Note that the error he's getting from RoundTrip is:

server sent GOAWAY and closed the connection

That comes only from http2/transport.go's GoAwayError.

But GoAwayError is only ever used by (*clientConnReadLoop).cleanup, where it's sent to any opens streams in the two range loops.

My theory is that when we get the initial GOAWAY and decide to retry the request on a new conn, we're forgetting to remove those streams from the originally-chosen ClientConn's activeRes and/or streams maps.

Plausible?

tombergan commented 7 years ago

My theory is that when we get the initial GOAWAY and decide to retry the request on a new conn, we're forgetting to remove those streams from the originally-chosen ClientConn's activeRes and/or streams maps.

You may have described a bug, but I don't think that's happening in this scenario. I see only two requests in the connection: stream=1 and stream=3. This is the second request:

2017/01/13 00:30:12 http2: Framer 0xc4203ac8f0: wrote HEADERS flags=END_STREAM|END_HEADERS stream=3 len=167
2017/01/13 00:30:12 http2: Framer 0xc4203ac8f0: read GOAWAY len=8 LastStreamID=3 ErrCode=NO_ERROR Debug=""
2017/01/13 00:30:12 http2: Transport received GOAWAY len=8 LastStreamID=3 ErrCode=NO_ERROR Debug=""
2017/01/13 00:30:18 http2: Framer 0xc4203ac8f0: read HEADERS flags=END_HEADERS stream=3 len=255

Note that the GOAWAY frame comes just after sending request HEADERS on stream=3. Note also that the GOAWAY frame has LastStreamID=3. We do not close stream=3 because the server claims they might process it. We optimistically assume that we will get a response. https://github.com/golang/net/blob/69d4b8aa71caaaa75c3dfc11211d1be495abec7c/http2/transport.go#L554

We receive response HEADERS on stream=3 after the GOAWAY (6 seconds after the GOAWAY, in fact). We then receive a sequence of DATA frames. However, we never get END_STREAM. Instead, the server closes the connection. Their server is behaving legally ... I just double-checked the spec, and it's quite clear that the server is not required to process streams with id < GOAWAY.LastStreamId. The server MAY process those streams only partially.

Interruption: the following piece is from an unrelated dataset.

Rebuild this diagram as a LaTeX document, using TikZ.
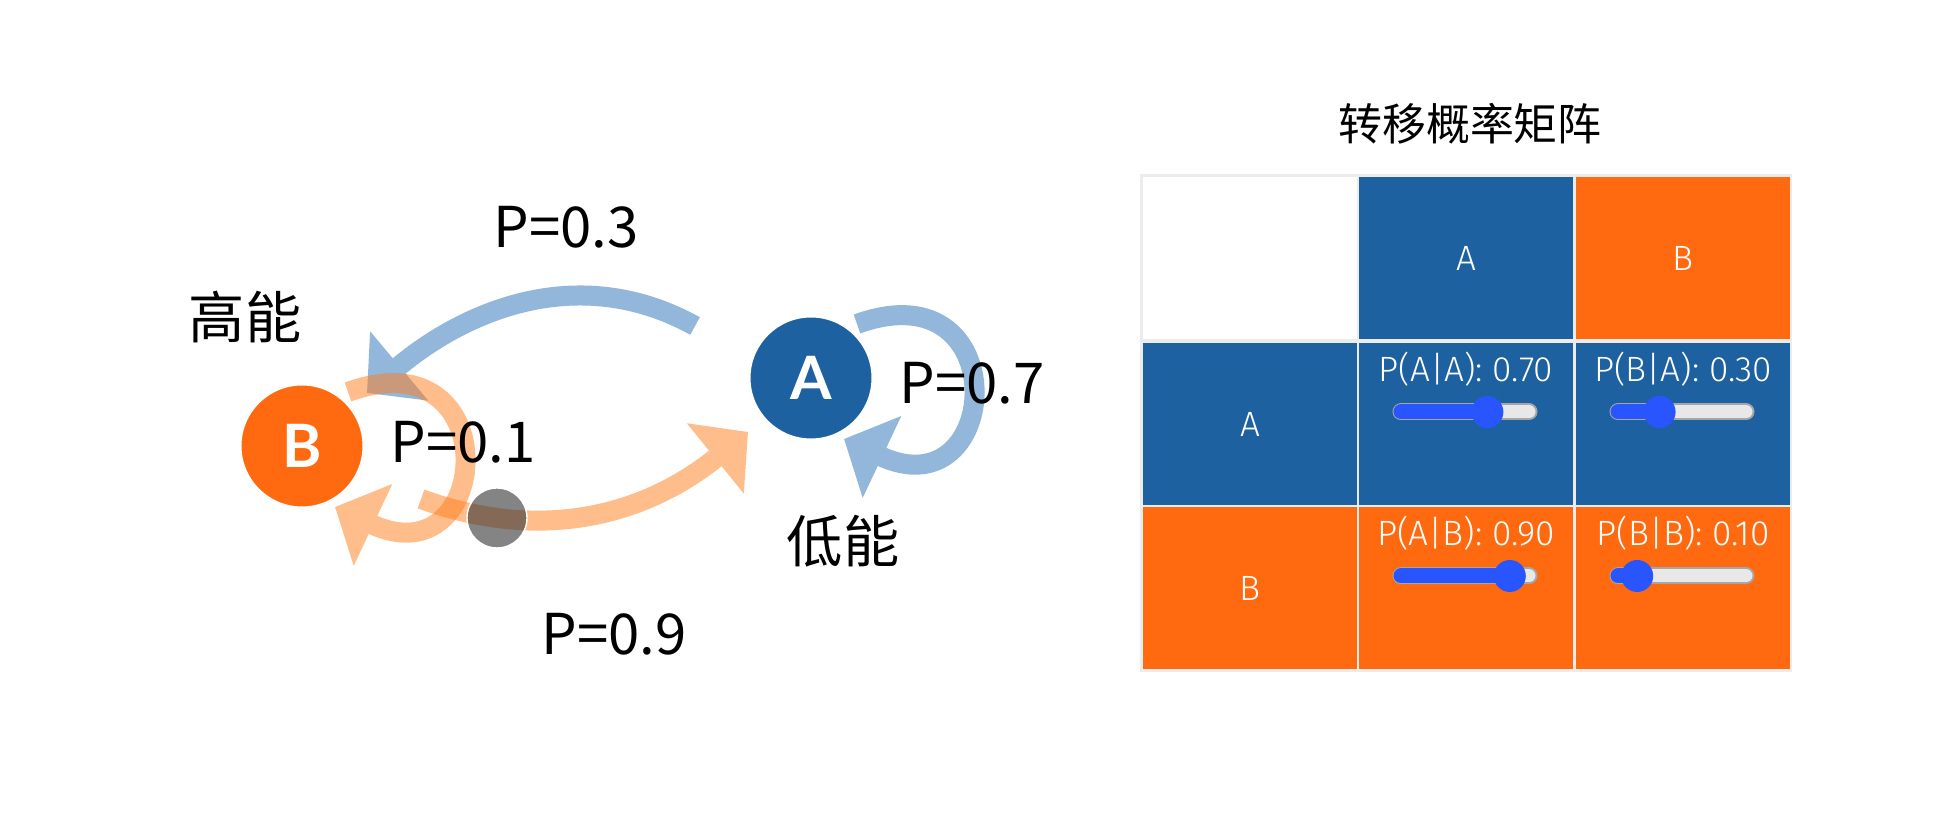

There's not much we can do. We cannot retry the request after the connection closes because we've already received response headers and returned from RoundTrip. I have only two ideas, neither perfect:

  1. The error message can be improved. Perhaps io.UnexpectedEOF instead of "server sent GOAWAY"?

  2. This is a GET, so we could pessimistically retry the RoundTrip immediately after receiving the GOAWAY, rather than optimistically assuming the request will complete. I could see that being suboptimal in some cases, though.

bradfitz commented 7 years ago

He said that RoundTrip returned an error.

If this trace is really about streamid 3 yet we saw this:

2017/01/13 00:30:18 http2: Framer 0xc4203ac8f0: read HEADERS flags=END_HEADERS stream=3 len=255

... then RoundTrip should've returned something (END_HEADERS is set), and it's the Body.Read that would've returned the GOAWAY error.

So I still don't see a clear picture of what happened.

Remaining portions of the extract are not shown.